5. Demonstrating visible progress Related to impressing the sponsors, the purpose of the methodology may be to allow the contractors to show their sponsors what they have been doing. In the methodology my colleague was being taught, a key element was to produce something visible every single day so that the sponsors would know that they had been "making progress." Exercise for the reader: Reconsidering XP in this light, ask yourself what an XP team could show every single day to demonstrate visible progress to the sponsors.

6. Curriculum for education

After a methodology names techniques and standards for people to use, courses can be found or designed that teach skills around those techniques and standards.

For example, the people can be sent, according to their job responsibilities, to develop skills in writing use cases, facilitating meetings, semantic modeling, programming, and the use of various tools.

People can be sent to learn standards that will be used. The organization might center a class around the subset parts of UML they expect to use or perhaps a variation for real-time systems.

Evaluating a Methodology

In light of the above, how might you evaluate a methodology?

You would first ask why the methodology exists, and then what game you are playing. Based on those you might evaluate the methodology for:

· How rapidly you can substitute or train people

· How great an effect it has on the sales process

· How much freedom it gives people (or how constraining it is)
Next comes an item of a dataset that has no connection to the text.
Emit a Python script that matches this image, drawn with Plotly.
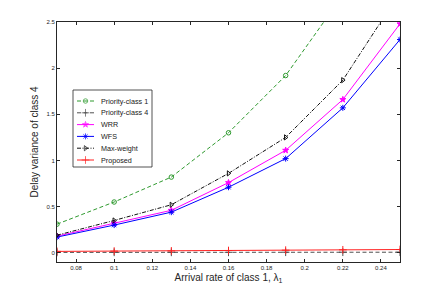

· How fast it allows people to respond to changing situations

· How well it protects your organization from lawsuits or other damage

You have undoubtedly noticed that the principles of methodology design presented in this chapter are oriented toward designing methodologies whose priorities are being productive and responsive to change.

I leave as an exercise for another author to capture the principles for methodologies that enhance sales, substitutability, and safety from lawsuits.

And What Should I Do Tomorrow?

Start by recognizing that no single methodology definition can possibly suit all projects. Don't even think that the Rational Unified Process, Unified Process, or the Something Else methodology will fit your project out of the box. If you follow a methodology out of the box, you will have one that fits some project in the world, but probably not yours.

Practice noticing how the seven principles of methodology design relate to your project:

· Look for where your team could benefit from using warmer communications channels and where cooler ones are needed.

· Identify the bottleneck activities on your project.

· Track them as they change.

· Invent ways to utilize some other group's excess capacity to streamline the bottleneck group's work or to reduce uncertainty.

· Reduce the internal deliverables on your project:

· Arrange for higher-bandwidth communication channels between the developers and opportunities for rapid feedback, and you will find that some of the promissory notes are no longer really needed.

· Find the bottleneck activities, and see if you can trade efficiency elsewhere for increased productivity at the bottleneck station.

· Find a place where lightening the methodology would actually cause damage. Think about what might be an alternative.

· Review the list of purposes of a methodology. Evaluate the purpose of your group's methodology, and then rank its effectiveness with respect to that purpose.

· Practice naming the scope and elements of your methodology and other methodologies. Observe how much they differ due to addressing different scopes or different priorities.

· Look at the different methodologies in use on different projects, and evaluate them according to how they address their different project sizes.

· Experiment with the difference between problem size and project size.

· Can you think of a project that had more people than it needed?

· Can you think of a difficult problem that was turned into an easy problem through the application of some particular point of view?

Level 2 readers:

· Add these ideas to your bag of tricks.

· Learn where to apply, adjust, and drop them. Level 3 readers: See if you can explain these ideas to someone else.